Леонтьев «указывает в главных чертах на ту перемену, которая произошла в русской политике после окончания Крымской войны», неудачной для России, и на «эмансипационность», умеренную либеральность «наших действий на Востоке»[58]. Болгар, подвластных Турции, устрашать или наказывать «мы могли бы тогда только через посредство турок; а этого мы (в то время особенно) не могли себе позволить: руки наши были связаны. На Западе у нас и так было много соперников по влиянию на славян, и они всякой строгостью нашей к ним конечно бы воспользовались, чтобы уменьшить нашу популярность, которой одной мы только и дышали, не смея воевать. Болгары поэтому и не боялись нас ничуть. И хотя они не действовали против нас тогда открыто, как действуют теперь, очертя голову, но постоянно ускользали из рук наших, обманывали нас и делали совсем не то, что мы им советовали. Наш “либерализм” казался им всегда недостаточным; он никогда не удовлетворял их.

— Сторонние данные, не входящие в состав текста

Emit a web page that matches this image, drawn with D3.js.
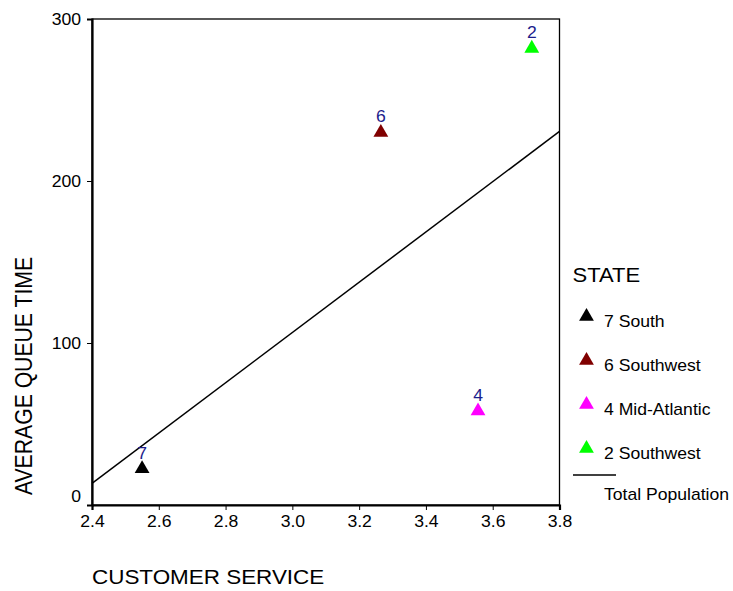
<!DOCTYPE html>
<html>
<head>
<meta charset="utf-8">
<script src="https://cdn.jsdelivr.net/npm/d3@7"></script>
<style>
  html, body { margin: 0; padding: 0; background: #fff; }
  svg text { font-family: "Liberation Sans", Arial, sans-serif; }
</style>
</head>
<body>
<svg id="chart" width="733" height="591"></svg>
<script>
// Regions: code, name, customer service score, average queue time
const regionCodes = ["7", "6", "4", "2"];
const regionNames = ["South", "Southwest", "Mid-Atlantic", "Southwest"];
const serviceScores = [2.55, 3.265, 3.556, 3.717];
const queueTimes = [23, 230.6, 58.6, 282.5];
const markerColors = ["#000000", "#800000", "#ff00ff", "#00ff00"];

const xTicks = [2.4, 2.6, 2.8, 3.0, 3.2, 3.4, 3.6, 3.8];
const yTicks = [0, 100, 200, 300];

// text is drawn slightly widened horizontally
const SX = 1.1;

const svg = d3.select("#chart");
const plot = { left: 92, right: 559.5, top: 19, bottom: 505 };

const x = d3.scaleLinear().domain([2.4, 3.8]).range([plot.left, plot.right]);
const y = d3.scaleLinear().domain([0, 300]).range([plot.bottom, plot.top]);

function label(parent, px, py, str, size, opts = {}) {
  return parent.append("text")
    .attr("transform", `translate(${px},${py}) scale(${SX},1)` + (opts.rotate ? ` rotate(${opts.rotate})` : ""))
    .attr("text-anchor", opts.anchor || "start")
    .attr("font-size", size)
    .attr("fill", opts.fill || "#000")
    .text(str);
}

// frame around the plotting area
svg.append("rect")
  .attr("x", plot.left).attr("y", plot.top)
  .attr("width", plot.right - plot.left).attr("height", plot.bottom - plot.top)
  .attr("fill", "none").attr("stroke", "#000").attr("stroke-width", 1.3);

// x axis
const xAxis = svg.append("g")
  .attr("transform", `translate(0,${plot.bottom})`)
  .call(d3.axisBottom(x).tickValues(xTicks).tickFormat(d3.format(".1f")).tickSize(5).tickPadding(6));
xAxis.select(".domain").attr("stroke-width", 2.2);
xAxis.selectAll("text").attr("font-size", 16).attr("fill", "#000")
  .attr("font-family", "Liberation Sans, Arial, sans-serif")
  .attr("transform", `scale(${SX},1)`);

// y axis
const yAxis = svg.append("g")
  .attr("transform", `translate(${plot.left},0)`)
  .call(d3.axisLeft(y).tickValues(yTicks).tickSize(5).tickPadding(6));
yAxis.select(".domain").attr("stroke-width", 2.2);
yAxis.selectAll("text").attr("font-size", 16).attr("fill", "#000")
  .attr("font-family", "Liberation Sans, Arial, sans-serif")
  .attr("x", -11 / SX)
  .attr("transform", `scale(${SX},1)`)
  .attr("dy", d => d === 0 ? "-0.2em" : "0.32em");
yAxis.selectAll(".tick").filter(d => d === 0).select("line").remove();

// least-squares fit over all regions
const mx = d3.mean(serviceScores), my = d3.mean(queueTimes);
const sxy = d3.sum(serviceScores, (v, i) => (v - mx) * (queueTimes[i] - my));
const sxx = d3.sum(serviceScores, v => (v - mx) * (v - mx));
const slope = sxy / sxx, intercept = my - slope * mx;
const fitEnds = x.domain();
svg.append("line")
  .attr("x1", x(fitEnds[0])).attr("y1", y(intercept + slope * fitEnds[0]))
  .attr("x2", x(fitEnds[1])).attr("y2", y(intercept + slope * fitEnds[1]))
  .attr("stroke", "#000").attr("stroke-width", 1.5);

// triangle markers with region code above
const tri = d3.symbol().type(d3.symbolTriangle).size(95);
const pts = svg.append("g");
regionCodes.forEach((code, i) => {
  const px = x(serviceScores[i]), py = y(queueTimes[i]);
  pts.append("path")
    .attr("d", tri())
    .attr("transform", `translate(${px},${py + 1})`)
    .attr("fill", markerColors[i]);
  label(pts, px, py - 9, code, 16, { anchor: "middle", fill: "#1c1c8c" });
});

// axis titles
label(svg, plot.left, 583.5, "CUSTOMER SERVICE", 20.4);
label(svg, 32, 376, "AVERAGE QUEUE TIME", 21.2, { anchor: "middle", rotate: -90 });

// legend
const legend = svg.append("g");
label(legend, 572.5, 282, "STATE", 20);
regionCodes.forEach((code, i) => {
  const ly = 315.5 + i * 44;
  legend.append("path")
    .attr("d", tri())
    .attr("transform", `translate(586.5,${ly + 1})`)
    .attr("fill", markerColors[i]);
  label(legend, 604, ly + 11, `${code} ${regionNames[i]}`, 16);
});
legend.append("line")
  .attr("x1", 573).attr("x2", 616)
  .attr("y1", 475).attr("y2", 475)
  .attr("stroke", "#000").attr("stroke-width", 1.5);
label(legend, 604, 500, "Total Population", 16);
</script>
</body>
</html>
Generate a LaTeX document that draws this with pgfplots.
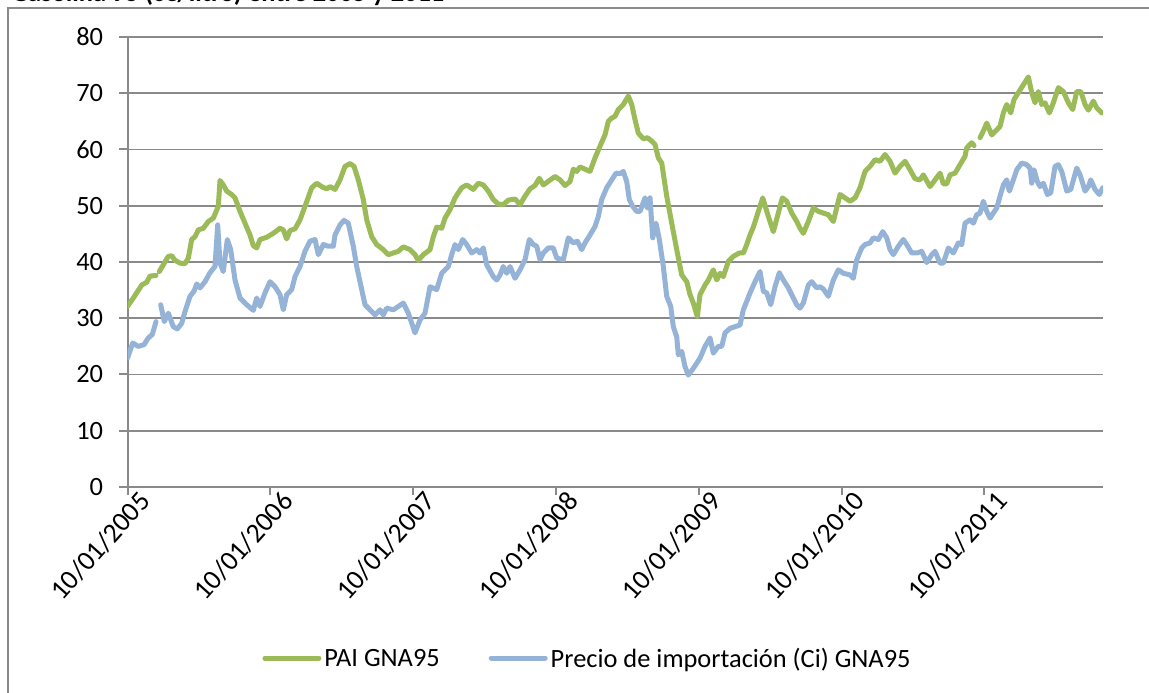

Граф Игнатьев, например, сам лично был популярен в болгарской политикующей среде, но и он в этой среде считался недостаточно крайним, недостаточно болгарофилом, — казался слишком осторожным противу Патриарха, слишком православным. Болгарам всего было мало; они швыряли те умеренные брошюры о примирении с греками, которые в то время издавал соотечественник их русофил Бурмов, и говорили: “Это не болгарские, а русские взгляды”. Турок они предпочитали Патриарху и грекам, утверждая, что турки вредят им только “внешним образом”, но что против преобладания греков и духовенства их они будут бороться до тех пор, пока не освободят от церковной власти Патриарха всё до последнего болгарского села, даже и в Малой Азии! (“Филетизм”)
Мы же хотя и готовы были им потворствовать в их “лженациональном” освобождении, но непременно путем соглашения с Патриархом, а не путем раскола и вражды. Разрыв церковный произошел все-таки вопреки нашим долгим и примирительным стараниям, — хотя отчасти и по некоторой неосторожности нашей. Мы стали, сказал я, либеральнее, чем в 40-х годах; но все-таки мы останавливались с почтением перед властью Церкви и перед ее древними уставами. Болгарские же демагоги не хотели ничего этого знать… Они входили в соглашение с турками и представителями католических держав, когда видели, что наше посольство не хочет потворствовать им до конца. Они прямо жаждали раскола, тогда как мы всячески старались предотвратить его. Мы не успели в этом, мы не могли предотвратить его; но я, служивши сам в то время в Турции, никак не могу судить за это наше посольство так строго, как судят его другие православные люди.